Calas had vouched for me and Erebus was gambling on my participation.
If they had any doubts about me, any hint that I would reveal their plotting to a higher power, my life was over. Even I, Grand Master of the Order of Caliban, second-in-command of the First Legion, the Dark Angels, was not above their retaliation. Nothing but absolute assurance that I was aligned to their cause would stop me from having an unfortunate incident very shortly after our meeting.
I recalled again the bomb I had discovered at Sarosh. Would there be something other than books waiting for me among my belongings on the way to the transport? Something less culturally explosive but certainly more so in chemical terms.
As I explain it here, it may seem that I sat in quiet consideration of my fate, weighing up these facts and conclusions. The opposite is true. That glance from Erebus triggered a flash of insight and only later did I decipher my own reasoning.
Damned if I do. Dead if I do not.
Given the course of events that followed, it is no surprise that I chose damnation over destruction, and I did it willingly. Though I assessed my life chances as precarious, I had committed myself to this course before Calas or Erebus had first approached me, when I had taken the books from Wolfgard.
‘It seems you are the allies I have long been seeking,’ I told them.
I then quickly confided in them the extent of my prior knowledge and my possession of the books that would see me condemned. Their recognition of my sincerity was swift, for I spoke the truth and they could see it. I tell you that there is no machine or psyker as swift as a Space Marine at discerning a spoken falsehood, for he can hear your hearts beat faster and taste the fear in you. They were made to be superlative warriors but are also amazing interrogators.

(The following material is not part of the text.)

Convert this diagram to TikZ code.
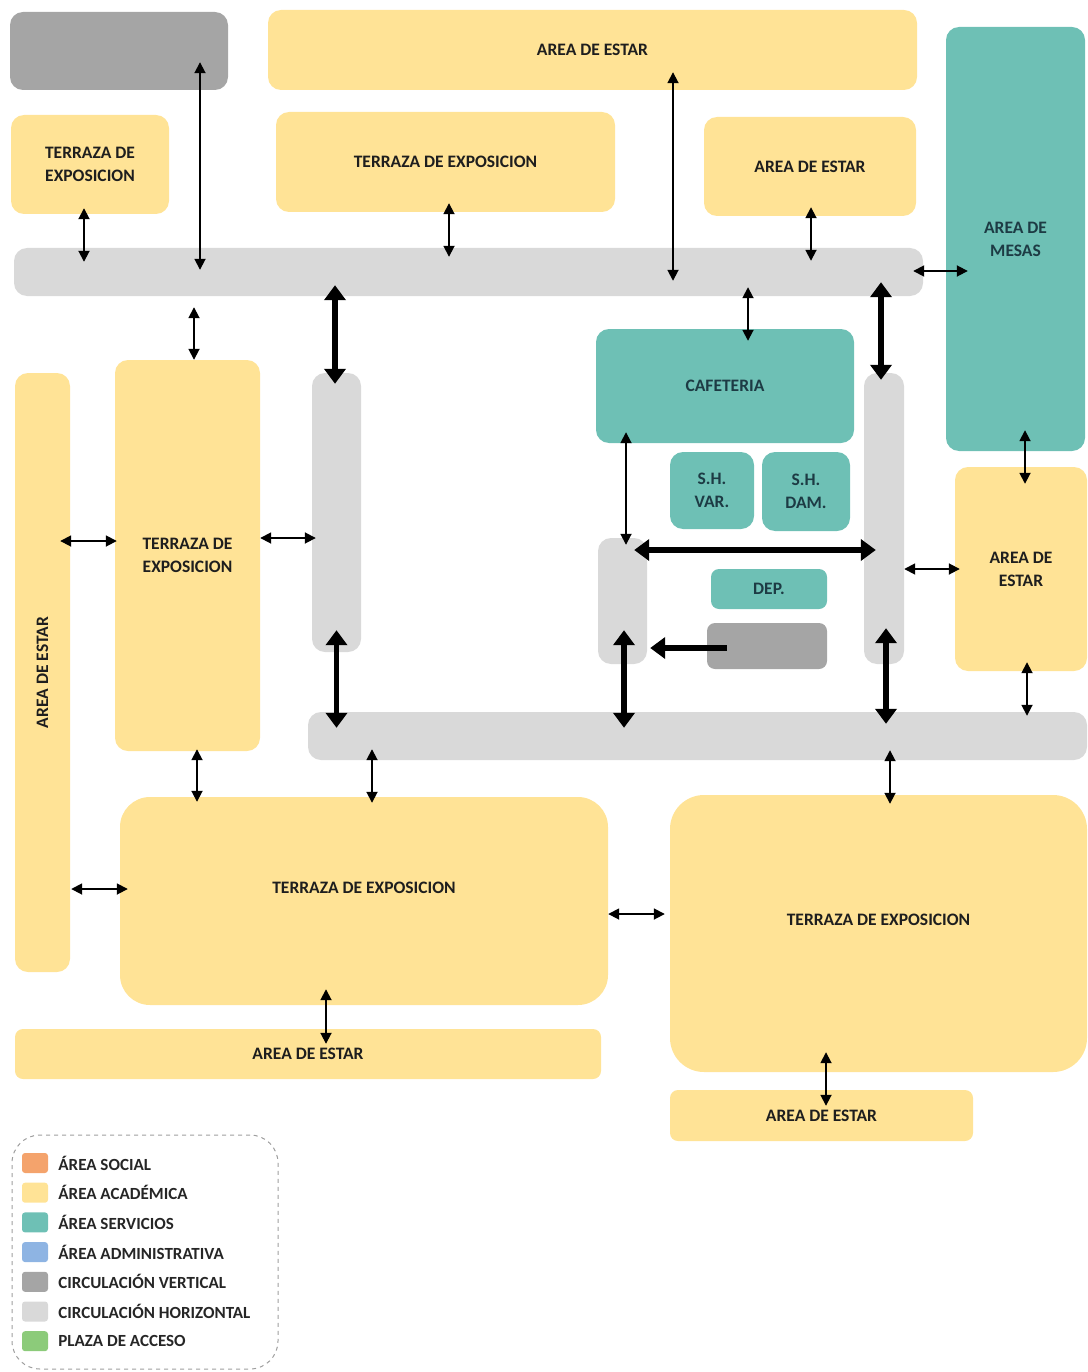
\documentclass[tikz,border=0pt]{standalone}
\usepackage{fontspec}
\setmainfont{Carlito}[BoldFont={Carlito Bold}]
\usetikzlibrary{arrows.meta,calc,positioning}

\definecolor{cAca}{HTML}{FFE396}
\definecolor{cSrv}{HTML}{6EC0B5}
\definecolor{cHor}{HTML}{D9D9D9}
\definecolor{cVer}{HTML}{A5A5A5}
\definecolor{cSoc}{HTML}{F4A36C}
\definecolor{cAdm}{HTML}{8EB4E3}
\definecolor{cPla}{HTML}{8CCB7A}
\definecolor{cText}{HTML}{1E1E1E}
\definecolor{cSrvText}{HTML}{1D3B44}
\definecolor{cLeg}{gray}{0.62}

\begin{document}
\begin{tikzpicture}[x=1pt, y=-1pt,
  zone/.style={rounded corners=13pt, inner sep=0pt, align=center,
    font=\fontsize{17.5}{23}\selectfont\bfseries, text=cText},
  aca/.style={zone, fill=cAca},
  srv/.style={zone, fill=cSrv, text=cSrvText},
  hor/.style={zone, fill=cHor},
  ver/.style={zone, fill=cVer},
  lk/.style={line width=1.8pt, {Triangle[length=11pt,width=11pt]}-{Triangle[length=11pt,width=11pt]}},
  lkb/.style={line width=5.5pt, {Triangle[length=15pt,width=21pt]}-{Triangle[length=15pt,width=21pt]}},
  lkbone/.style={line width=5.5pt, -{Triangle[length=15pt,width=21pt]}},
  key/.style={rounded corners=3pt, minimum width=26, minimum height=20, inner sep=0pt},
  keytxt/.style={font=\fontsize{17}{20}\selectfont\bfseries, text=black!85, inner sep=0pt}]

\useasboundingbox (0,0) rectangle (1087,1372);

% ── Upper band ──
\node[ver, minimum width=218, minimum height=78] (g1) at (119,51) {};
\node[aca, minimum width=649, minimum height=80] (estA) at (592.5,50) {AREA DE ESTAR};
\node[aca, minimum width=158, minimum height=99] (terA) at (90,164.5) {TERRAZA DE\\EXPOSICION};
\node[aca, minimum width=339, minimum height=100] (terB) at (445.5,162) {TERRAZA DE EXPOSICION};
\node[aca, minimum width=212, minimum height=99] (estB) at (810,166.5) {AREA DE ESTAR};
\node[srv, minimum width=139, minimum height=424] (mesas) at (1015.5,239) {AREA DE\\MESAS};
\node[hor, minimum width=909, minimum height=48] (hcT) at (468.5,272) {};

% ── Middle band ──
\node[aca, minimum width=55, minimum height=599] (estL) at (42.5,672.5) {};
\node[zone, rotate=90] (estLt) at (estL) {AREA DE ESTAR};
\node[aca, minimum width=145, minimum height=391] (terL) at (187.5,555.5) {TERRAZA DE\\EXPOSICION};
\node[hor, minimum width=49, minimum height=279] (vc1) at (336.5,512.5) {};
\node[srv, minimum width=258, minimum height=114] (cafe) at (725,386) {CAFETERIA};
\node[srv, minimum width=84, minimum height=77] (shv) at (712,490.5) {S.H.\\VAR.};
\node[srv, minimum width=88, minimum height=79] (shd) at (806,491.5) {S.H.\\DAM.};
\node[hor, minimum width=49, minimum height=126] (vc2) at (622.5,601) {};
\node[srv, minimum width=116, minimum height=40, rounded corners=8pt] (dep) at (769,589) {DEP.};
\node[ver, minimum width=120, minimum height=46, rounded corners=8pt] (g2) at (767,646) {};
\node[hor, minimum width=40, minimum height=291] (vc3) at (884,518.5) {};
\node[aca, minimum width=132, minimum height=204] (estR) at (1021,569) {AREA DE\\ESTAR};
\node[hor, minimum width=779, minimum height=48] (hcB) at (697.5,736) {};

% ── Lower band ──
\node[aca, minimum width=488, minimum height=208, rounded corners=30pt,
  label={[zone, yshift=13pt]center:TERRAZA DE EXPOSICION}] (terC) at (364,901) {};
\node[aca, minimum width=417, minimum height=277, rounded corners=34pt,
  label={[zone, yshift=14pt]center:TERRAZA DE EXPOSICION}] (terD) at (878.5,933.5) {};
\node[aca, minimum width=586, minimum height=50, rounded corners=8pt] (estC) at (308,1054) {AREA DE ESTAR};
\node[aca, minimum width=303, minimum height=51, rounded corners=8pt] (estD) at (821.5,1115.5) {AREA DE ESTAR};

% ── Thin links ──
\draw[lk] ($(terA.south)+(-6,-6)$) -- ($(terA.south |- hcT.north)+(-6,14)$);
\draw[lk] ($(g1.south)+(81,-28)$) -- ($(g1.south |- hcT.north)+(81,22)$);
\draw[lk] ($(terB.south)+(3.5,-9)$) -- ($(terB.south |- hcT.north)+(3.5,9)$);
\draw[lk] ($(estA.south)+(80.5,-18)$) -- ($(estA.south |- hcT.north)+(80.5,33)$);
\draw[lk] ($(estB.south)+(1,-9)$) -- ($(estB.south |- hcT.north)+(1,13)$);
\draw[lk] ($(hcT.east)+(-10,-1)$) -- ($(hcT.east -| mesas.west)+(22,-1)$);
\draw[lk] ($(cafe.north |- hcT.south)+(23,-9)$) -- ($(cafe.north)+(23,12)$);
\draw[lk] ($(terL.north |- hcT.south)+(6.5,11)$) -- ($(terL.north)+(6.5,0)$);
\draw[lk] ($(terL.west -| estL.east)+(-10,-14.5)$) -- ($(terL.west)+(2,-14.5)$);
\draw[lk] ($(terL.east)+(0,-17.5)$) -- ($(terL.east -| vc1.west)+(4,-17.5)$);
\draw[lk] ($(vc2.north |- cafe.south)+(3.5,-11)$) -- ($(vc2.north)+(3.5,7)$);
\draw[lk] ($(mesas.south)+(9.5,-21)$) -- ($(mesas.south |- estR.north)+(9.5,17)$);
\draw[lk] (estR.west -| vc3.east) -- ($(estR.west)+(5,0)$);
\draw[lk] ($(estR.south)+(6,-9)$) -- ($(estR.south |- hcB.north)+(6,4)$);
\draw[lk] ($(terL.south)+(9.5,-2)$) -- ($(terL.south |- terC.north)+(9.5,5)$);
\draw[lk] ($(terC.north |- hcB.south)+(8,-11)$) -- ($(terC.north)+(8,6)$);
\draw[lk] ($(terD.north |- hcB.south)+(11.5,-10)$) -- ($(terD.north)+(11.5,9)$);
\draw[lk] ($(terC.west -| estL.east)+(1,-12)$) -- ($(terC.west)+(8,-12)$);
\draw[lk] ($(terC.east)+(0,13)$) -- ($(terC.east -| terD.west)+(-5,13)$);
\draw[lk] ($(terC.south)+(-38,-16)$) -- ($(terC.south |- estC.north)+(-38,15)$);
\draw[lk] ($(estD.north |- terD.south)+(4.5,-20)$) -- ($(estD.north)+(4.5,16)$);

% ── Main circulation links ──
\draw[lkb] ($(vc1.north |- hcT.south)+(-1.5,-11)$) -- ($(vc1.north)+(-1.5,11)$);
\draw[lkb] ($(vc3.north |- hcT.south)+(-3,-14)$) -- ($(vc3.north)+(-3,7)$);
\draw[lkb] ($(vc1.south)+(0,-22)$) -- ($(vc1.south |- hcB.north)+(0,16)$);
\draw[lkb] ($(vc2.south)+(1.5,-34)$) -- ($(vc2.south |- hcB.north)+(1.5,16)$);
\draw[lkb] ($(vc3.south)+(2,-36)$) -- ($(vc3.south |- hcB.north)+(2,12)$);
\draw[lkb] ($(vc2.east)+(-13,-51)$) -- ($(vc2.east -| vc3.west)+(12,-51)$);
\draw[lkbone] ($(g2.west)+(20,2)$) -- ($(g2.west -| vc2.east)+(3,2)$);

% ── Legend ──
\node[draw=cLeg, line width=1pt, dash pattern=on 4pt off 4pt, rounded corners=28pt,
  minimum width=266, minimum height=234, inner sep=0pt] (leg) at (145,1252) {};
\foreach \col/\txt [count=\i] in {cSoc/ÁREA SOCIAL, cAca/ÁREA ACADÉMICA,
    cSrv/ÁREA SERVICIOS, cAdm/ÁREA ADMINISTRATIVA, cVer/CIRCULACIÓN VERTICAL,
    cHor/CIRCULACIÓN HORIZONTAL, cPla/PLAZA DE ACCESO} {
  \node[key, fill=\col] (k\i) at (35,1163+29.7*\i-29.7) {};
  \node[keytxt, right=10pt of k\i] (t\i) {\txt};
}

\end{tikzpicture}
\end{document}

We parted with kind words and half-promises of future cooperation, but all three of us knew that with my fleet taken from me my imprisonment on Caliban would be complete. There would be means to leave physically, of course, but the act of doing so would be in open defiance of the primarch’s will – a will he had made known in front of everyone, from Horus to the attending army troopers.
‘We shall hear if you should call,’ said Calas. He extended a hand and I gripped it, shaking it slowly. ‘You are alone no longer.’
‘With alliance comes reciprocation,’ Erebus told me, his gaze intent. ‘When the time comes, Caliban will also answer.’